I want to tell you about two remarkable shows that recently played in LA.

Both were technically seductive tellings of brutal, brutal narratives. One was a mash-up of theater and cinema and graphic novels brought to life by the Chilean company Teatrocinema at REDCAT. The other was Lisa Dwan's solo performance of three of Samuel Beckett's virtuosic texts.

Here's the problem: they've already left town and before I could tell you how wonderful they were they'd closed.

So why even mention them? Because the dynamics behind these short engagements and their timing offers us a window into the health of LA's theatrical ecosystem and highlights several profound challenges.

Both of these shows were made outside of Los Angeles. They're being presented here as just one stop on a longer journey.

Now, there's a lot of factors that go into scheduling a show (other tour dates, costs, venue availability) but one of the prime ones is how many tickets a presenter thinks they can sell. So if we see the most adventurous work only booked for a single weekend, that tells us something about how many Angeleno's these theaters think they can count on.

You can see the same calculations in the varying lengths of tour stops for a mega-success like Hamilton. LA gets a five month commitment -- which isn't bad until you compare it to the open ended run in Chicago. Not exactly scientific but it does tell us about the relative health of the audience in each city.

But that's not the measure I'm most interested in, at least not directly.

In LA we now have a handful of theaters, presenting houses that these shows appear in. Working west to east: there's the Broad Stage in Santa Monica, there's UCLA's Center for the Art of Performance in Westwood, in Beverly Hills there's The Wallis, and downtown there's REDCAT. And these are all part of a larger group that to the north includes VPAC and to the south Segerstrom Center.

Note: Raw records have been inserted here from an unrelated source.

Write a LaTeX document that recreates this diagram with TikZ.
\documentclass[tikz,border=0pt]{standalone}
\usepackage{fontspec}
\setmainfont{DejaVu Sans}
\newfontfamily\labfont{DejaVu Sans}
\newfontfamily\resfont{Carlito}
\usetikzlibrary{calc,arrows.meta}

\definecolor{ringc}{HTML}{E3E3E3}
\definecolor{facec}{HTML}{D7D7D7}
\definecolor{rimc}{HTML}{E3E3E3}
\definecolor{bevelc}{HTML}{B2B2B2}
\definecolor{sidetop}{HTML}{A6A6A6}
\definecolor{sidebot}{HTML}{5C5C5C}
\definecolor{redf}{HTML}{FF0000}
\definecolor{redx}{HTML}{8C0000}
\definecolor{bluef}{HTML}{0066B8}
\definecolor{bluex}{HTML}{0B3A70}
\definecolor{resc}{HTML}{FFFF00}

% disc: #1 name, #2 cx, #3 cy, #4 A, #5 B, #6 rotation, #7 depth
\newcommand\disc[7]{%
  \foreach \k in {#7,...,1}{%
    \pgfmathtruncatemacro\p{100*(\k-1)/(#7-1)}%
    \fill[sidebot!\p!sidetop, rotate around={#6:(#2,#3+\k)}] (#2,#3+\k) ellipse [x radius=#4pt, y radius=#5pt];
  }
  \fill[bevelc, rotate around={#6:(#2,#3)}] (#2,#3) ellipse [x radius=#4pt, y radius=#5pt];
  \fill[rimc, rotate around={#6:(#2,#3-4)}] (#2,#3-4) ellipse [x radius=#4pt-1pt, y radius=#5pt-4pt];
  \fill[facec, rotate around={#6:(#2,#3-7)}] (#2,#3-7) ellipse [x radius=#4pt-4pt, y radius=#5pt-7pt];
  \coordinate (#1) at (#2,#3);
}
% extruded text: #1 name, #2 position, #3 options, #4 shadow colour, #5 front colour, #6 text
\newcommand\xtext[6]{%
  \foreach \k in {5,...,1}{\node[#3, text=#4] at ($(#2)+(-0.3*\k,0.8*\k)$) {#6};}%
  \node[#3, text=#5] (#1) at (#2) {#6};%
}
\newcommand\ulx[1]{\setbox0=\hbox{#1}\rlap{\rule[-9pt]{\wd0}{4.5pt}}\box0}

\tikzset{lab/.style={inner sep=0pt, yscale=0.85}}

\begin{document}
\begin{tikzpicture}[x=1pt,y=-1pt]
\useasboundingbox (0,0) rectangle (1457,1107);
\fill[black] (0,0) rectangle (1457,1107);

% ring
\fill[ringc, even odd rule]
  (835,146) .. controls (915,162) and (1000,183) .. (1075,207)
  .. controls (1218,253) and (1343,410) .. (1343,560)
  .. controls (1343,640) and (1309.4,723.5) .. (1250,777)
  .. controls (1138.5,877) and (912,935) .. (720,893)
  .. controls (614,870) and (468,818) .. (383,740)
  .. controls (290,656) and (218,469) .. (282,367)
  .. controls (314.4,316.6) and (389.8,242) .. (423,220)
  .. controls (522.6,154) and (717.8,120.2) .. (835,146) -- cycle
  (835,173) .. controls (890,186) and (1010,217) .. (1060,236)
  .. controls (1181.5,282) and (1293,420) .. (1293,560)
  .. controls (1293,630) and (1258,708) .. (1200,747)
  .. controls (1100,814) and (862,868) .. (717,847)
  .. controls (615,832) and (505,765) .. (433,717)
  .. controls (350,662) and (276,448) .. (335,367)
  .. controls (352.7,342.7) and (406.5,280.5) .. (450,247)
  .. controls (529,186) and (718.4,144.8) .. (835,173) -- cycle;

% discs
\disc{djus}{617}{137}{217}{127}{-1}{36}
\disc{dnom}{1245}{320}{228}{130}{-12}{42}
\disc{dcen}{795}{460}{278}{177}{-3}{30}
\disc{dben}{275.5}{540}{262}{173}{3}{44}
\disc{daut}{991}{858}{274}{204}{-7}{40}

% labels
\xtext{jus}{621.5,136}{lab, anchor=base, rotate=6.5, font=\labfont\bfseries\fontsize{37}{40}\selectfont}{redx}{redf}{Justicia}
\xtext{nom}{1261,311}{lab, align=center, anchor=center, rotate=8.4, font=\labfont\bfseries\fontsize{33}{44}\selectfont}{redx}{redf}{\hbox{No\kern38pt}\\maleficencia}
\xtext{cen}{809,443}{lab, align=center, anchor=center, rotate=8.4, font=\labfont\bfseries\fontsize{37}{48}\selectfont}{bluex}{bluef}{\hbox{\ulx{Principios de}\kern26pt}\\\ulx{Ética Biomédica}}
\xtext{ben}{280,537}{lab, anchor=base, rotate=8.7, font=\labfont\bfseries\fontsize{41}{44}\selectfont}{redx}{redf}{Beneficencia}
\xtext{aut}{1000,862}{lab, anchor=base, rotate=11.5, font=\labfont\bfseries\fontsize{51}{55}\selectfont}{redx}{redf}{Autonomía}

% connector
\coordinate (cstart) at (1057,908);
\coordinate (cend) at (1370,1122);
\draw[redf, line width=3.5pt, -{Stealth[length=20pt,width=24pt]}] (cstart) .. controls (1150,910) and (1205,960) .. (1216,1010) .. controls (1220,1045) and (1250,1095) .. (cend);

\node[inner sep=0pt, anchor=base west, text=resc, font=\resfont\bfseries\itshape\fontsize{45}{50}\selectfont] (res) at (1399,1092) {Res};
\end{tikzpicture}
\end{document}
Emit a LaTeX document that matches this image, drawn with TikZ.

What fascinates me is how each of these individual theaters, or presenting houses, sees its audience. Is Los Angeles one big audience pool with a land mass that exceeds some states and who's economy ranks with a decent size country, or is Los Angeles a series of neighborhoods separate and distinct, with little audience pools clustered geographically?

If these theaters saw LA as one big audience, at least for avant-garde work, it might make sense to work collaboratively, to schedule together where possible and when shows end up on the same weekend -- or adjoining weekends like these two did -- make something of it. Turn it into an event. In essence, treat the care and feeding of a citywide audience as a shared goal. That's not happening, at least not in the way it could.

No one can really say for certain whether these theaters are splitting an existing audience or not. But as long as we see single weekend engagements of exciting work, it's pretty clear they aren't working together to build that citywide audience.

This is Anthony Byrnes Opening the Curtain on LA Theater for KCRW.